I entered the crypto space working with Houbi (now HTX) in 2017, interviewing some of the earliest blockchain pioneers and made my first investment in Bitcoin, quickly realizing the potential to transform finance. In 2017, crypto reached its first real inflection point. Bitcoin hit a record high, the ICO boom flooded the market with whitepapers, and exchanges like Binance began shaping the market. Litecoin, Ethereum, and Dogecoin were among the few widely known tokens. Inside the industry it felt like excitement and chaos; outside, it was largely misunderstood.
And yet, despite all the innovation and attention, one thing was missing: credible and structured public relations. Back then, “PR” in Web3 looked entirely different from what it has become today.
The Early Days: Community and Chaos
In the early years, if you wanted to promote your project, your options were limited. Most marketing and communications happened through exchange blogs, podcasts, or forums. Reddit and 4chan, for example, were one of the few platforms considered a hub for updates and community discussions. Vitalik Buterin wrote on his blog. Word of mouth and community events, sometimes with just a handful of attendees, were where reputations were built.
Organic PR was nearly impossible. Crypto’s legal gray zones kept mainstream outlets away, and journalists avoided risking credibility. Coverage that did appear rarely favored projects. For founders, visibility meant scrutiny, so anonymity became the norm. Instead of chasing press, projects built reputations in communities, Discord, Reddit, and small meetups where supporters engaged without unwanted attention.
Without paid media, community building was the only strategy. Early adopters became the marketing team, amplifying messages across Telegram and niche forums. This bottom-up approach became crypto’s first form of PR, showing that trust and advocacy began with the community long before mainstream media joined. This reliance on community wasn’t a weakness; it built loyal believers in technology.
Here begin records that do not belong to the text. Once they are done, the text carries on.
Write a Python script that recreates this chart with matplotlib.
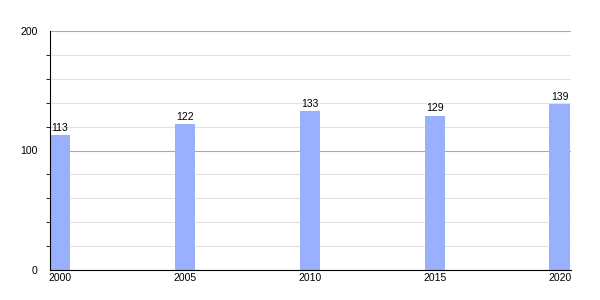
import matplotlib.pyplot as plt
from matplotlib.ticker import MultipleLocator

years = ['2000', '2005', '2010', '2015', '2020']
population = [113, 122, 133, 129, 139]

plt.rcParams['font.family'] = ['Liberation Sans', 'DejaVu Sans']

fig = plt.figure(figsize=(6, 3), dpi=100)
ax = fig.add_axes([50 / 600, 30 / 300, 521 / 600, 239 / 300])

x = list(range(len(years)))
bars = ax.bar(x, population, width=0.165, color='#99b0ff', zorder=3)
for xi, v in zip(x, population):
    ax.text(xi, v + 2, str(v), ha='center', va='bottom', fontsize=7.5, zorder=4)

ax.set_xlim(-0.08, 4.09)
ax.set_ylim(0, 200)
ax.set_xticks(x)
ax.set_xticklabels(years)
ax.yaxis.set_major_locator(MultipleLocator(100))
ax.yaxis.set_minor_locator(MultipleLocator(20))

ax.grid(axis='y', which='major', color='#aaaaaa', linewidth=0.8, zorder=1)
ax.grid(axis='y', which='minor', color='#e2e2e2', linewidth=0.8, zorder=1)

for s in ['top', 'right']:
    ax.spines[s].set_visible(False)
ax.spines['left'].set_color('black')
ax.spines['bottom'].set_color('black')
ax.spines['left'].set_zorder(5)
ax.spines['bottom'].set_zorder(5)

ax.tick_params(axis='y', which='major', length=0, labelsize=7.5, pad=9)
ax.tick_params(axis='y', which='minor', length=3)
ax.tick_params(axis='x', length=0, labelsize=7.5, pad=2)

fig.savefig('out.png', dpi=100)
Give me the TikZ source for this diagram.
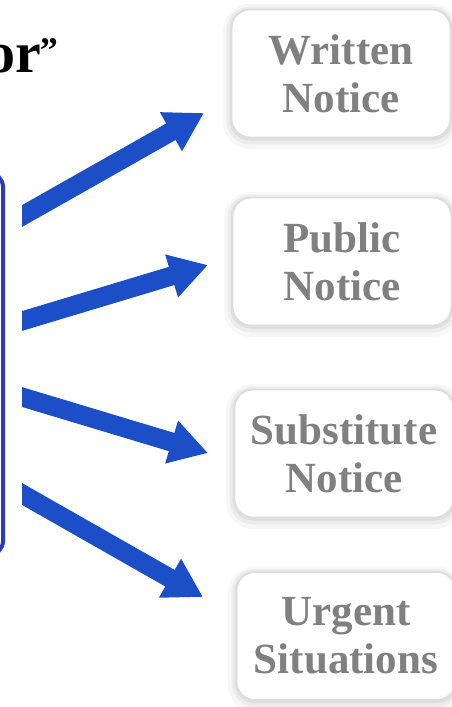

But it also left narratives fragmented, hype-driven, and often detached from reality.
The Shift: Regulation, Trust, and the Maturing Media
Fast forward seven years, and the industry could not be more different. The approval of spot Bitcoin ETFs in 2024, the rollout of licensing regimes across major financial centers, and the entry of global institutions have transformed crypto from a fringe experiment into a regulated asset class.
Take the U.S. for example, as of September 2025, the SEC approved generic listing standards for crypto ETFs, lowering approval timelines and paving the way for a surge of new ETF filings. Meanwhile in Europe, MiCA became fully applicable across the EU in January 2025, enabling licensed crypto firms to operate with legal certainty across member states.
With that, this shift has had a direct impact on PR and marketing. Journalists who once ignored crypto pitches now treat them with the same seriousness as pitches from traditional finance or technology firms, provided they carry real substance. We began to see serious signs of momentum in the media world: top publishers like Bloomberg, Forbes, and Fortune started expanding dedicated crypto teams.
In 2024, the number of crypto-themed articles in leading newspapers rose from around 1,002 in 2018 to 1,532 in 2021 – a 53% increase over just three years. This also meant the bar had begun to rise. A generic partnership announcement or token listing is not enough to earn media attention. What matters today is strategy, utility, and impact.
PR in the Web3 industry has matured from being about hype to being about trust. It’s not about quick wins or landing tier-1 coverage, but about long-term positioning, earning credibility with regulators, clarity with users, and confidence in investors. The question is less “How do we get noticed?” but rather, “How do we prove we belong here for the long term?”
One constant remains: community. In 2017, community was one of the only forms of PR. By 2025 it’s the backbone of adoption. The platforms have changed, from meetups and Telegram to Discord, X and TikTok, but authentic community-building still created loyalists no amount of paid marketing can buy.
Community today extends beyond users to include investors, policymakers, journalists, and thought leaders. PR’s role is bridging these groups to drive meaningful dialogue and trust.
The New Role of PR: Building Bridges in a Regulated World
The Web3 industry’s maturation has given PR a more strategic role than ever before. Today, success means building narratives that regulators respect, institutions trust, and audiences connect with.
Seven years ago, crypto PR meant convincing a skeptical public that the industry was even worth paying attention to. Today, it means proving legitimacy in a world where regulators, institutions, and mainstream audiences are finally watching closely.
The journey from roadshows to regulated markets shows how far we’ve come, but also something deeper: PR has always been about trust, stories that resonate, and communities that endure.
As the industry evolves, those principles remain. From 2017 to 2025, the fundamentals of decentralization, freedom, and sound money haven’t changed, nor has the conviction of believers. Credibility is still the most valuable currency, and as Michael Saylor said, “The bitcoin price is set by those with more money and less knowledge than you. In time, they will get the knowledge, and you will get the money.”